Less than one million acres (400,000 hectares) were in protected, and presumably pristine, forests.

Forests Under Siege

Tropical rain forests don't usually burn. In their natural state, fuel loads are low and not highly flammable, and the humidity is high even during drought years.

But Indonesia's rain forests have experienced the effects of heavy logging and slash-and-burn agriculture, resulting in weakened ecosystems. Indonesia's forests burned following droughts in 1982-83, 1987, 1991, and 1994.

The drought that followed the 1997-98 El Niño was particularly harsh, said Florian Siegert, a professor at Ludwig Maximilians University in Munich, Germany.
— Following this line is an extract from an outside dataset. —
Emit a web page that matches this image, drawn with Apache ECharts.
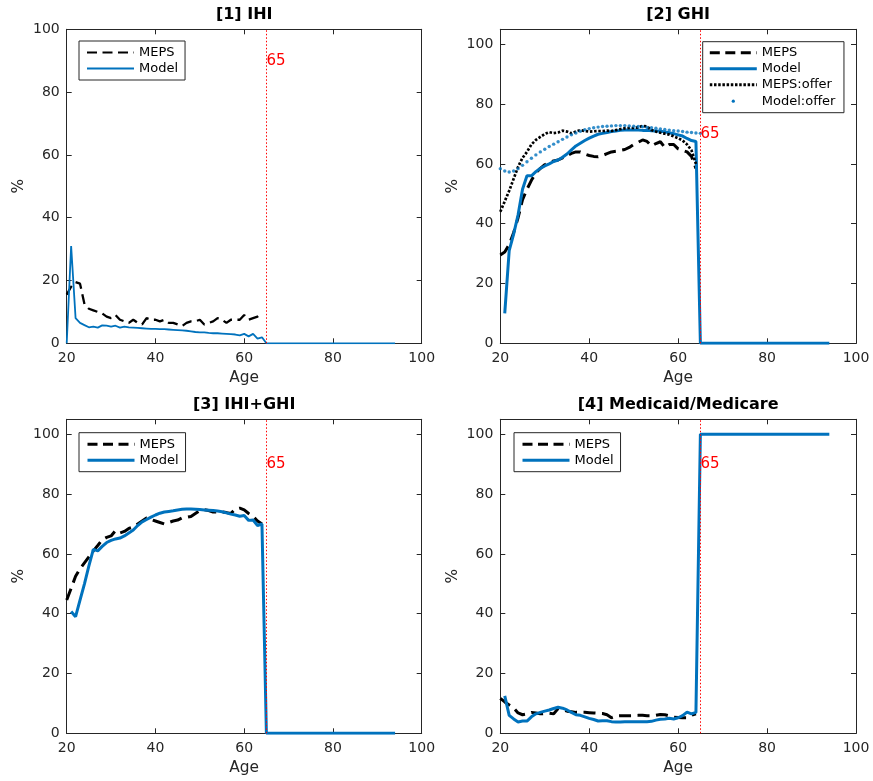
<!DOCTYPE html>
<html><head><meta charset="utf-8">
<script src="https://cdn.jsdelivr.net/npm/echarts@6/dist/echarts.min.js"></script>
<style>html,body{margin:0;padding:0;background:#fff}#c{width:873px;height:781px}</style>
</head><body><div id="c"></div>
<script>
// ---------------- DATA ----------------
const AGES = [20,21,22,23,24,25,26,27,28,29,30,31,32,33,34,35,36,37,38,39,40,41,42,43,44,45,46,47,48,49,50,51,52,53,54,55,56,57,58,59,60,61,62,63,64,65,66,67,68,69,70,71,72,73,74,75,76,77,78,79,80,81,82,83,84,85,86,87,88,89,90,91,92,93,94];
const X_TICKS = [20,40,60,80,100];
const Y_TICKS = [0,20,40,60,80,100];
const TITLES = ['[1] IHI','[2] GHI','[3] IHI+GHI','[4] Medicaid/Medicare'];
const CUTOFF_AGE = 65;
const CUTOFF_LABEL = '65';

// Panel 1: IHI (model ages 20-94, MEPS ages 20-64)
const IHI_MODEL = [0,31,8,6.5,5.8,5.1,5.3,5.0,5.7,5.6,5.3,5.6,5.0,5.3,5.1,5.0,4.9,4.8,4.7,4.6,4.6,4.5,4.5,4.4,4.3,4.2,4.1,4.0,3.8,3.6,3.5,3.5,3.3,3.2,3.2,3.1,3.0,2.9,2.8,2.5,3.0,2.2,3.0,1.5,1.9,
  0,0,0,0,0,0,0,0,0,0,0,0,0,0,0,0,0,0,0,0,0,0,0,0,0,0,0,0,0,0];
const IHI_MEPS = [15.5,18,19.5,19,12.5,11,10.5,10,9.5,8.5,8,9,7.5,7,6.5,7.5,6.5,6,8,7.5,7.5,7,7.5,6.5,6.5,6,5.5,6.5,7,7,7.5,6,6.5,7,8,7.5,6.5,7.5,7.5,7.5,9,7.5,8,8.5,9.5];

// Panel 2: GHI
const GHI_MODEL = [null,10,31,36.5,43,51.5,56,56,57.4,58.5,59.3,60,60.8,61.3,62.2,63.3,64.7,66,66.9,67.8,68.6,69.3,69.9,70.2,70.5,70.8,71,71.2,71.3,71.3,71.3,71.3,71.2,71.2,71.1,71.0,70.9,70.7,70.4,70.1,69.7,69.3,68.5,67.8,67.5,
  0,0,0,0,0,0,0,0,0,0,0,0,0,0,0,0,0,0,0,0,0,0,0,0,0,0,0,0,0,0];
const GHI_MEPS = [29.5,30.5,33,37,42,48,51.5,54.5,57,58.5,59.7,60.5,61,61.3,62,62.8,63.5,64,64,63.3,62.8,62.5,62.4,62.8,63.4,64,64.2,64.5,64.8,65.5,66.5,67.2,68,67.5,66,66.8,67.4,65.5,66.5,66.5,65,64.5,64,62.5,58.5];
const GHI_MEPS_OFFER = [44,47.5,51,55,59,62,64,66.5,68,69,70,70.6,70.3,70.5,71.1,70.8,70.2,70.8,71.3,71,70.8,70.9,71,71,71.1,71,71.3,71.6,71.9,72,72,72.2,72.7,72.5,71.3,70.8,70.4,70.1,69.8,69.2,68.6,67.8,66.5,64.5,60];
const GHI_MODEL_OFFER = [58.4,57.6,57.3,57.6,58.4,59.5,60.7,61.9,63,64,64.9,65.8,66.6,67.4,68.2,69,69.7,70.3,70.9,71.4,71.8,72.1,72.3,72.5,72.6,72.7,72.8,72.8,72.8,72.7,72.6,72.5,72.4,72.2,72.1,71.9,71.7,71.5,71.3,71.1,71.0,70.8,70.6,70.5,70.3,70.2];

// Panel 3: IHI+GHI
const TOT_MODEL = [null,40.7,39,44.5,50,56,61.5,61,62.5,63.8,64.5,65,65.3,66,67,68,69.5,70.7,71.5,72.3,73,73.6,74,74.2,74.4,74.7,74.9,75,75,74.9,74.8,74.7,74.6,74.5,74.3,74.1,73.7,73.3,73,72.6,72.8,71.2,71.3,69.5,70,
  0,0,0,0,0,0,0,0,0,0,0,0,0,0,0,0,0,0,0,0,0,0,0,0,0,0,0,0,0,0];
const TOT_MEPS = [44.6,48.5,52.5,55,57,59,61,62.8,64.7,65.5,66,67.8,67,67.5,68.5,69,70,71,72,71.5,71,70.5,70,70.5,71,71.3,72,72.2,72.5,73.5,74.5,74.8,74.5,74,74,74,73.8,73.5,75,75.3,74.7,73.5,72.5,71,70];

// Panel 4: Medicaid/Medicare
const MED_MODEL = [null,12.5,6,4.8,3.8,4.1,4.1,5.5,6.5,7,7.4,7.8,8.3,8.7,8.4,7.8,7,6.2,6.0,5.5,5,4.6,4.1,4.2,4.2,3.9,3.8,3.8,3.9,3.9,3.9,3.9,3.9,3.9,4,4.4,4.7,4.8,5,4.8,5.2,5.9,7.1,6.5,7,
  100,100,100,100,100,100,100,100,100,100,100,100,100,100,100,100,100,100,100,100,100,100,100,100,100,100,100,100,100,100];
const MED_MEPS = [11.7,10.5,9.5,8.5,6.8,6.2,6.5,7,6.8,6.5,6.6,6.7,6.5,8.3,7.8,7.4,7.2,7,7,7,6.9,6.8,6.7,6.6,6.2,5.2,5.8,5.9,5.9,5.9,5.9,6,6,5.9,5.9,6,6.3,6.2,5.8,5.4,5.3,5.2,5.2,6,6.5];

// ---------------- STYLE / LAYOUT ----------------
const BLUE = '#0072BD';
const AX = '#262626';
const FONT = 'DejaVu Sans';
const GRIDS = [
  {left: 66.7, top: 29.3, width: 355, height: 314},
  {left: 500.3, top: 29.3, width: 355.7, height: 314},
  {left: 66.7, top: 419.3, width: 355, height: 314},
  {left: 500.3, top: 419.3, width: 355.7, height: 314}
];
const Y_MAX = [100, 105, 105, 105];
const LABEL_Y = [90, 70, 90, 90];
const LW_MODEL = [1.8, 3, 3, 3];
const LW_MEPS = [2.3, 3, 3, 3];
const DASHES = [[10, 5.5], [12, 6.5], [12, 6.5], [12, 6.5]];
const DOT = [2.5, 1.7];

function zip(vals) {
  return vals.map((v, k) => [AGES[k], v]).filter(d => d[1] !== null);
}

const xAxes = [], yAxes = [], series = [], titles = [], legends = [];

GRIDS.forEach((g, p) => {
  const common = {
    type: 'value', gridIndex: p, min: X_TICKS[0], max: X_TICKS[X_TICKS.length - 1],
    interval: X_TICKS[1] - X_TICKS[0],
    axisLine: {show: true, onZero: false, lineStyle: {color: AX, width: 1}},
    axisTick: {show: true, inside: true, length: 5, lineStyle: {color: AX, width: 1}},
    splitLine: {show: false}
  };
  xAxes.push(Object.assign({}, common, {
    position: 'bottom',
    axisLabel: {color: AX, fontSize: 14, fontFamily: FONT, margin: 8},
    name: 'Age', nameLocation: 'middle', nameGap: 27,
    nameTextStyle: {color: AX, fontSize: 15.4, fontFamily: FONT}
  }));
  xAxes.push(Object.assign({}, common, {position: 'top', axisLabel: {show: false}}));
  const ycommon = {
    type: 'value', gridIndex: p, min: Y_TICKS[0], max: Y_MAX[p], interval: Y_TICKS[1] - Y_TICKS[0],
    axisLine: {show: true, onZero: false, lineStyle: {color: AX, width: 1}},
    axisTick: {show: true, inside: true, length: 5, lineStyle: {color: AX, width: 1}},
    splitLine: {show: false}
  };
  yAxes.push(Object.assign({}, ycommon, {
    position: 'left',
    axisLabel: {color: AX, fontSize: 14, fontFamily: FONT, margin: 7,
      formatter: v => (Y_TICKS.indexOf(v) >= 0 ? String(v) : '')},
    name: '%', nameLocation: 'middle', nameGap: 40,
    nameTextStyle: {color: AX, fontSize: 15.4, fontFamily: FONT}
  }));
  yAxes.push(Object.assign({}, ycommon, {position: 'right', axisLabel: {show: false}}));

  titles.push({
    text: TITLES[p], left: g.left + g.width / 2, top: g.top - 22, textAlign: 'center', padding: 0,
    textStyle: {fontSize: 16, fontWeight: 'bold', color: '#000', fontFamily: FONT}
  });
});

function line(p, name, vals, color, type, width) {
  return {
    type: 'line', name, xAxisIndex: p * 2, yAxisIndex: p * 2, data: zip(vals),
    symbol: 'none', showSymbol: false, animation: false, silent: true,
    itemStyle: {color}, lineStyle: {color, type, width}
  };
}
function cutoff(s, p) {
  s.markLine = {
    silent: true, symbol: ['none', 'none'], animation: false,
    lineStyle: {color: '#ff0000', type: [1.5, 2], width: 1},
    label: {show: false},
    data: [{xAxis: CUTOFF_AGE}]
  };
  s.markPoint = {
    silent: true, animation: false, symbol: 'circle', symbolSize: 0,
    label: {show: true, position: 'right', distance: 0, formatter: CUTOFF_LABEL,
      color: '#ff0000', fontSize: 15, fontFamily: FONT},
    data: [{coord: [CUTOFF_AGE, LABEL_Y[p]]}]
  };
  return s;
}

const PANELS = [
  {meps: IHI_MEPS, model: IHI_MODEL},
  {meps: GHI_MEPS, model: GHI_MODEL},
  {meps: TOT_MEPS, model: TOT_MODEL},
  {meps: MED_MEPS, model: MED_MODEL}
];
PANELS.forEach((d, p) => {
  series.push(line(p, 'MEPS', d.meps, '#000', DASHES[p], LW_MEPS[p]));
  series.push(cutoff(line(p, 'Model', d.model, BLUE, 'solid', LW_MODEL[p]), p));
  if (p === 1) {
    series.push(line(p, 'MEPS:offer', GHI_MEPS_OFFER, '#000', DOT, 2.7));
    series.push({
      type: 'scatter', name: 'Model:offer', xAxisIndex: 2, yAxisIndex: 2,
      data: zip(GHI_MODEL_OFFER), symbol: 'circle', symbolSize: 3.4,
      itemStyle: {color: BLUE}, animation: false, silent: true, z: 3
    });
  }
});

const DOT_ICON = 'path://M0 0M47 14M21.9 7a1.6 1.6 0 1 0 3.2 0a1.6 1.6 0 1 0 -3.2 0Z';
function legend(left, top, data, padding, lw) {
  return {
    show: true, orient: 'vertical', left, top, padding, itemGap: 3, itemWidth: 47, itemHeight: 14,
    data, selectedMode: false, borderColor: AX, borderWidth: 1, backgroundColor: '#fff', borderRadius: 0,
    textStyle: {fontSize: 13, color: '#000', fontFamily: FONT},
    itemStyle: {opacity: 0}, lineStyle: {width: lw}
  };
}
legends.push(legend(79, 41, ['MEPS', 'Model'], [5, 7, 5, 7], 2));
legends.push(legend(702.7, 41.7, ['MEPS', 'Model', 'MEPS:offer',
  {name: 'Model:offer', icon: DOT_ICON, itemStyle: {opacity: 1}}], [4.5, 8.5, 4.5, 5.6], 3));
legends.push(legend(79, 432.7, ['MEPS', 'Model'], [5, 7, 5, 7], 3));
legends.push(legend(514, 432.7, ['MEPS', 'Model'], [5, 7, 5, 7], 3));

const chart = echarts.init(document.getElementById('c'), null, {renderer: 'canvas'});
chart.setOption({
  animation: false,
  backgroundColor: '#fff',
  textStyle: {fontFamily: FONT},
  title: titles,
  legend: legends,
  grid: GRIDS,
  xAxis: xAxes,
  yAxis: yAxes,
  series
});
</script></body></html>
The extent of fire damage that occurred in early spring of 1998 was unprecedented, he said.

Siegert is the lead author on the study, which was published in the November 22 issue of the journal Nature.

The study confirms earlier suspicions that logging waste and dense undergrowth of fast-growing pioneer species provide large amounts of fuel that feeds the rampant spread of forest fires.

Pressure on Indonesia's rain forests has been building for 30 years. Government relocation programs encouraged people to move from densely populated regions to less populated islands such as Borneo, where East Kalimantan is located. The increased population pressure has led to uncontrolled conversion of forest to agricultural use, which is done through slash-and-burn techniques.